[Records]
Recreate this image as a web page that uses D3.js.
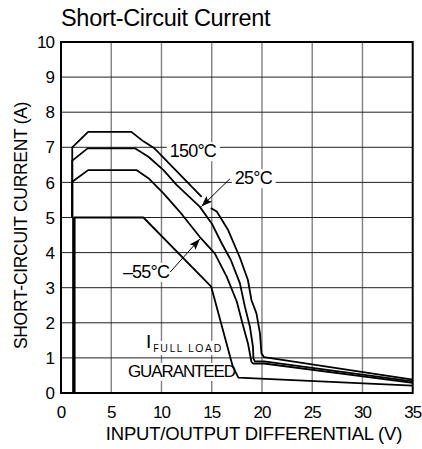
<!DOCTYPE html>
<html lang="en">
<head>
<meta charset="UTF-8">
<title>Short-Circuit Current</title>
<script src="https://d3js.org/d3.v7.min.js"></script>
<style>
  body { margin: 0; background: #fff; }
  text { font-family: "Liberation Sans", Arial, sans-serif; fill: #000; }
</style>
</head>
<body>
<div id="figure" style="width:422px;height:449px"></div>
<script>
    // axis ticks
    const xTicks = [0, 5, 10, 15, 20, 25, 30, 35];
    const yTicks = [0, 1, 2, 3, 4, 5, 6, 7, 8, 9, 10];

    // curves: [volts, amps], null = gap in the line
    const curveTop = [[1.12, 5], [1.12, 7.0], [2.7, 7.44], [7.0, 7.44], [8.2, 7.17], [9.3, 6.97],
        [14.0, 5.59], null, [14.9, 5.27], [15.5, 5.17], [16.6, 4.66], [17.8, 3.86], [18.6, 3.22],
        [18.95, 2.65], [19.45, 2.27], [19.8, 1.7], [19.95, 1.13], [20.2, 1.02], [35, 0.38]];
    const curveMid = [[1.12, 5], [1.12, 6.62], [2.65, 6.97], [7.35, 6.97], [8.7, 6.73], [10.2, 6.35],
        [11.5, 5.93], [13.8, 5.31], [15.0, 4.83], [16.0, 4.26], [16.9, 3.79], [17.8, 3.13],
        [18.3, 2.46], [18.8, 1.89], [19.1, 1.32], [19.15, 0.98], [19.3, 0.9], [20.2, 0.9], [35, 0.33]];
    const curveLow = [[1.12, 5], [1.12, 6.02], [2.7, 6.35], [7.5, 6.35], [8.7, 6.12], [10.2, 5.69],
        [11.8, 5.17], [13.8, 4.45], [15.3, 3.98], [16.5, 3.31], [17.5, 2.6], [18.1, 1.94],
        [18.6, 1.42], [18.95, 0.89], [19.1, 0.84], [20.2, 0.84], [35, 0.29]];
    const guaranteed = [[1.28, 5], [8.2, 5], [14.95, 3.03], [17.1, 0.75], [17.65, 0.44], [35, 0.21]];
    const guaranteedRise = [[1.28, 0], [1.28, 5]];

    // annotations
    const labels = [
        {text: "150°C", v: 10.83, i: 6.72},
        {text: "25°C", v: 17.3, i: 5.95},
        {text: "\u201355°C", v: 6.16, i: 3.28}
    ];
    const arrows = [
        {from: [16.8, 6.1], to: [13.97, 5.31]},
        {from: [10.88, 3.45], to: [13.82, 4.39]}
    ];

    let w = 422, h = 449;
    let margin = {left: 61, right: 9.3, top: 42, bottom: 56};

    let svg = d3.select("#figure").append("svg")
        .attr("width", w)
        .attr("height", h);

    let xScale = d3.scaleLinear().domain([0, 35]).range([margin.left, w - margin.right]);
    let yScale = d3.scaleLinear().domain([0, 10]).range([h - margin.bottom, margin.top]);

    // grid
    let grid = svg.append("g");
    grid.selectAll(".vg").data(xTicks.slice(1, -1)).enter().append("line")
        .attr("x1", d => xScale(d)).attr("x2", d => xScale(d))
        .attr("y1", yScale(10)).attr("y2", yScale(0))
        .style("stroke", "#808080").style("stroke-width", 1.4);
    grid.selectAll(".hg").data(yTicks.slice(1, -1)).enter().append("line")
        .attr("x1", xScale(0)).attr("x2", xScale(35))
        .attr("y1", d => yScale(d)).attr("y2", d => yScale(d))
        .style("stroke", "#222").style("stroke-width", 1);

    // white boxes behind the annotations (cut the grid)
    let knock = svg.append("g");
    let notes = svg.append("g");

    let annoFont = "18px";
    labels.forEach(l => {
        notes.append("text")
            .attr("x", xScale(l.v)).attr("y", yScale(l.i))
            .style("font-size", annoFont).style("letter-spacing", "-0.8px")
            .text(l.text);
    });
    notes.append("text").attr("x", xScale(8.45)).attr("y", yScale(1.28))
        .style("font-size", "19px").text("I");
    notes.append("text").attr("x", xScale(9.15)).attr("y", yScale(1.17))
        .style("font-size", "11px").style("letter-spacing", "1.4px")
        .style("font-family", "'Open Sans', sans-serif").text("FULL LOAD");
    notes.append("text").attr("x", xScale(6.66)).attr("y", yScale(0.46))
        .style("font-size", "17px").style("letter-spacing", "-1.1px").text("GUARANTEED");

    notes.selectAll("text").each(function () {
        let b = this.getBBox();
        knock.append("rect")
            .attr("x", b.x - 3).attr("y", b.y + 1)
            .attr("width", b.width + 6).attr("height", b.height - 1)
            .style("fill", "#fff");
    });

    // curves
    let line = d3.line()
        .defined(d => d !== null)
        .x(d => xScale(d[0]))
        .y(d => yScale(d[1]));
    let plot = svg.append("g");
    [curveTop, curveMid, curveLow, guaranteed].forEach(c => {
        plot.append("path")
            .attr("d", line(c))
            .style("fill", "none")
            .style("stroke", "#000")
            .style("stroke-width", 1.8)
            .style("stroke-linejoin", "round");
    });
    plot.append("path")
        .attr("d", line(guaranteedRise))
        .style("fill", "none").style("stroke", "#000").style("stroke-width", 3.4);

    // arrows
    svg.append("defs").append("marker")
        .attr("id", "head")
        .attr("markerUnits", "userSpaceOnUse")
        .attr("markerWidth", 12).attr("markerHeight", 8)
        .attr("refX", 11).attr("refY", 4)
        .attr("orient", "auto")
        .append("path").attr("d", "M0,0 L11,4 L0,8 L2,4 Z").style("fill", "#000");
    arrows.forEach(a => {
        svg.append("line")
            .attr("x1", xScale(a.from[0])).attr("y1", yScale(a.from[1]))
            .attr("x2", xScale(a.to[0])).attr("y2", yScale(a.to[1]))
            .style("stroke", "#000").style("stroke-width", 1)
            .attr("marker-end", "url(#head)");
    });

    // frame
    svg.append("rect")
        .attr("x", xScale(0)).attr("y", yScale(10))
        .attr("width", xScale(35) - xScale(0)).attr("height", yScale(0) - yScale(10))
        .style("fill", "none").style("stroke", "#000").style("stroke-width", 2);

    // tick labels
    svg.selectAll(".xt").data(xTicks).enter().append("text")
        .attr("x", d => xScale(d)).attr("y", yScale(0) + 25)
        .attr("text-anchor", "middle")
        .style("font-size", "17px").style("letter-spacing", "-1px")
        .text(d => d);
    svg.selectAll(".yt").data(yTicks).enter().append("text")
        .attr("x", xScale(0) - 7).attr("y", d => yScale(d))
        .attr("dy", "0.36em")
        .attr("text-anchor", "end")
        .style("font-size", "17px").style("letter-spacing", "-1px")
        .text(d => d);

    // titles
    svg.append("text").attr("x", xScale(0)).attr("y", 26)
        .style("font-size", "23.5px").style("letter-spacing", "-0.3px")
        .text("Short-Circuit Current");
    svg.append("text").attr("x", 254).attr("y", 440)
        .attr("text-anchor", "middle")
        .style("font-size", "18.5px").style("letter-spacing", "-0.2px")
        .text("INPUT/OUTPUT DIFFERENTIAL (V)");
    svg.append("text")
        .attr("transform", "translate(27," + (yScale(5) + 8) + ") rotate(-90)")
        .attr("text-anchor", "middle")
        .style("font-size", "17.5px").style("letter-spacing", "-0.3px")
        .text("SHORT-CIRCUIT CURRENT (A)");
</script>
</body>
</html>
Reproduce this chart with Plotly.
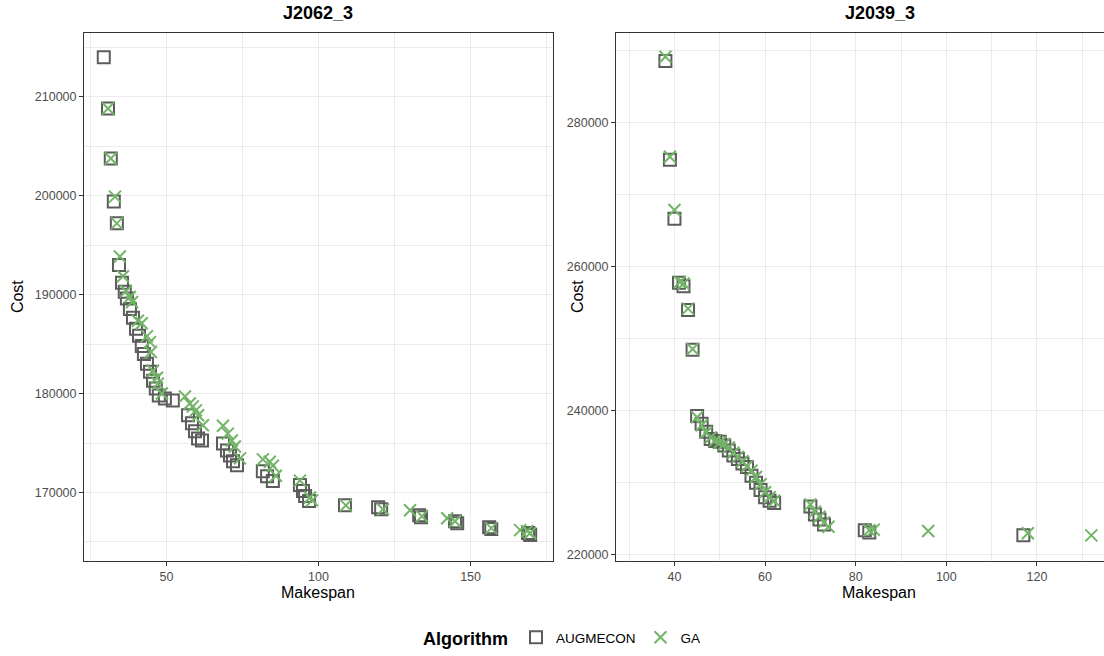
import plotly.graph_objects as go

# ---------------- data ----------------
# Panel J2062_3
j2062_aug_makespan = [29.4, 30.8, 31.7, 32.7, 33.7, 34.4, 35.4, 36.3, 37.0, 38.0, 39.0, 40.0, 41.0, 41.9,
                      42.6, 43.6, 44.6, 45.6, 46.5, 47.5, 49.5, 52.1, 57.1, 58.4, 59.4, 60.4, 61.7,
                      68.6, 69.9, 70.9, 71.9, 73.2, 81.7, 83.1, 85.0, 93.9, 94.9, 95.6, 96.9, 108.7,
                      119.6, 120.6, 133.1, 133.7, 144.9, 145.6, 156.1, 156.8, 168.9, 169.6]
j2062_aug_cost = [214000, 208800, 203750, 199400, 197200, 193000, 191200, 190300, 189600, 188550,
                  187650, 186550, 185850, 184800, 184000, 183000, 182200, 181300, 180500, 179800,
                  179500, 179300, 177800, 177000, 176200, 175450, 175250, 174950, 174250, 173750,
                  173150, 172750, 172150, 171650, 171150, 170750, 170150, 169650, 169150, 168700,
                  168500, 168300, 167700, 167500, 167100, 166900, 166500, 166300, 165900, 165700]
j2062_ga_makespan = [30.8, 31.7, 33.1, 33.7, 34.7, 35.7, 36.7, 38.0, 38.7, 40.6, 41.9, 43.6, 44.6, 44.9,
                     45.6, 46.9, 47.2, 48.5, 56.1, 57.7, 58.7, 59.7, 60.4, 62.0, 68.6, 70.2, 71.5,
                     72.5, 74.2, 81.7, 84.0, 85.0, 86.0, 93.9, 97.2, 97.9, 109.0, 121.2, 130.1, 134.0,
                     142.3, 144.9, 156.8, 166.3, 168.6, 169.6]
j2062_ga_cost = [208800, 203750, 199900, 197200, 193850, 191850, 190350, 189750, 189250, 187350,
                 187100, 185800, 185200, 184200, 182300, 181600, 181000, 180000, 179700, 179000,
                 178700, 178300, 177800, 176800, 176750, 175950, 175250, 174650, 173450, 173350,
                 173100, 172700, 171700, 171200, 169500, 169200, 168700, 168300, 168200, 167600,
                 167400, 167100, 166400, 166200, 166100, 165900]

# Panel J2039_3
j2039_aug_makespan = [38, 39, 40, 41, 42, 43, 44, 45, 46, 47, 48, 49, 50, 51, 52, 53, 54, 55, 56, 57,
                      58, 59, 60, 61, 62, 70, 71, 72, 73, 82, 83, 117]
j2039_aug_cost = [288600, 274900, 266700, 257800, 257300, 254000, 248500, 239300, 238200, 237100,
                  236100, 235800, 235700, 235200, 234500, 233800, 233300, 232700, 232200, 231000,
                  230000, 229000, 228000, 227500, 227200, 226700, 225600, 224900, 224200, 223400,
                  223100, 222700]
j2039_ga_makespan = [38, 39, 40, 41.2, 42, 43, 44, 45, 46, 47, 48, 49, 50, 51, 52, 53, 54, 55, 56, 57,
                     58, 59, 60, 61, 62, 70, 71, 72, 73, 74, 83, 84, 96, 118, 132]
j2039_ga_cost = [289200, 275300, 267900, 257900, 257700, 254200, 248600, 239100, 238000, 237000,
                 236300, 235900, 235600, 235400, 234900, 234200, 233600, 233000, 232300, 231700,
                 230800, 229800, 228700, 228000, 227500, 227000, 226000, 225300, 224500, 223900,
                 223400, 223500, 223300, 223000, 222700]

panel_titles = ["J2062_3", "J2039_3"]
series_names = ["AUGMECON", "GA"]

left_x_ticks = [50, 100, 150]
left_x_minor = [25, 75, 125, 175]
left_y_ticks = [170000, 180000, 190000, 200000, 210000]
left_y_minor = [165000, 175000, 185000, 195000, 205000, 215000]
right_x_ticks = [40, 60, 80, 100, 120]
right_x_minor = [30, 50, 70, 90, 110, 130]
right_y_ticks = [220000, 240000, 260000, 280000]
right_y_minor = [230000, 250000, 270000, 290000]

# ---------------- styling ----------------
W, H = 1104, 656
FONT = "Liberation Sans, Arial, Helvetica, sans-serif"
AUG_COLOR = "#5c5c5c"
GA_COLOR = "#72b567"
GRID = "#EBEBEB"
BORDER = "#333333"

sq = dict(symbol="square-open", size=12, color=AUG_COLOR, line=dict(width=2, color=AUG_COLOR))
xm = dict(symbol="x-thin-open", size=12, color=GA_COLOR, line=dict(width=2, color=GA_COLOR))

fig = go.Figure()
fig.add_trace(go.Scatter(x=j2062_aug_makespan, y=j2062_aug_cost, mode="markers", marker=sq,
                         name=series_names[0], xaxis="x", yaxis="y", showlegend=True))
fig.add_trace(go.Scatter(x=j2062_ga_makespan, y=j2062_ga_cost, mode="markers", marker=xm,
                         name=series_names[1], xaxis="x", yaxis="y", showlegend=True))
fig.add_trace(go.Scatter(x=j2039_aug_makespan, y=j2039_aug_cost, mode="markers", marker=sq,
                         name=series_names[0], xaxis="x2", yaxis="y2", showlegend=False))
fig.add_trace(go.Scatter(x=j2039_ga_makespan, y=j2039_ga_cost, mode="markers", marker=xm,
                         name=series_names[1], xaxis="x2", yaxis="y2", showlegend=False))


def px_x(p):
    return p / W


def px_y(p):
    return 1 - p / H


def axis(domain, rng, ticks, minor, anchor, mirror=True, fmt=None):
    d = dict(domain=domain, range=rng, tickvals=ticks, showgrid=True, gridcolor=GRID, gridwidth=1.1,
             minor=dict(tickvals=minor, showgrid=True, gridcolor=GRID, gridwidth=0.55),
             ticks="outside", ticklen=4, tickwidth=1, tickcolor=BORDER,
             tickfont=dict(family=FONT, size=12.5, color="#4D4D4D"),
             showline=True, linecolor=BORDER, linewidth=1, mirror=mirror, zeroline=False,
             anchor=anchor, fixedrange=True)
    if fmt:
        d["tickformat"] = fmt
    return d


plot_top, plot_bottom = 33, 563
ydom = [px_y(plot_bottom), px_y(plot_top)]

fig.update_layout(
    width=W, height=H,
    margin=dict(l=0, r=0, t=0, b=0),
    paper_bgcolor="white", plot_bgcolor="white",
    font=dict(family=FONT, color="black"),
    xaxis=axis([px_x(84), px_x(553)], [22.9, 177.1], left_x_ticks, left_x_minor, "y"),
    yaxis=axis(ydom, [163048, 216449], left_y_ticks, left_y_minor, "x", fmt="d"),
    xaxis2=axis([px_x(616), 1.0], [27.1, 134.8], right_x_ticks, right_x_minor, "y2"),
    yaxis2=axis(ydom, [219100, 292507], right_y_ticks, right_y_minor, "x2", mirror=False, fmt="d"),
    legend=dict(orientation="h", x=px_x(421), xanchor="left", y=px_y(641), yanchor="middle",
                title=dict(text="<b>Algorithm</b>", font=dict(family=FONT, size=18, color="black"),
                           side="left"),
                font=dict(family=FONT, size=13.5, color="black"),
                bgcolor="rgba(0,0,0,0)", itemsizing="constant"),
)

annots = [
    dict(text="<b>%s</b>" % panel_titles[0], x=px_x(318), y=px_y(13), font=dict(size=18)),
    dict(text="<b>%s</b>" % panel_titles[1], x=px_x(880), y=px_y(13), font=dict(size=18)),
    dict(text="Makespan", x=px_x(318), y=px_y(594), font=dict(size=16)),
    dict(text="Makespan", x=px_x(879), y=px_y(594), font=dict(size=16)),
    dict(text="Cost", x=px_x(17), y=px_y(298), textangle=-90, font=dict(size=16)),
    dict(text="Cost", x=px_x(577), y=px_y(298), textangle=-90, font=dict(size=16)),
]
for a in annots:
    a.update(xref="paper", yref="paper", showarrow=False, xanchor="center", yanchor="middle")
    a["font"].update(family=FONT, color="black")
fig.update_layout(annotations=annots)

fig.write_html("out.html")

#### [WORK TO COMPLETE]
Copy exactly, and copy only, the lines from the one with "Reproduce this chart with Plotly." to the one with "import plotly.graph_objects as go", ends included. Pictures are not part of the copy.

#### [PROBLEM SOLUTION]
Reproduce this chart with Plotly.
import plotly.graph_objects as go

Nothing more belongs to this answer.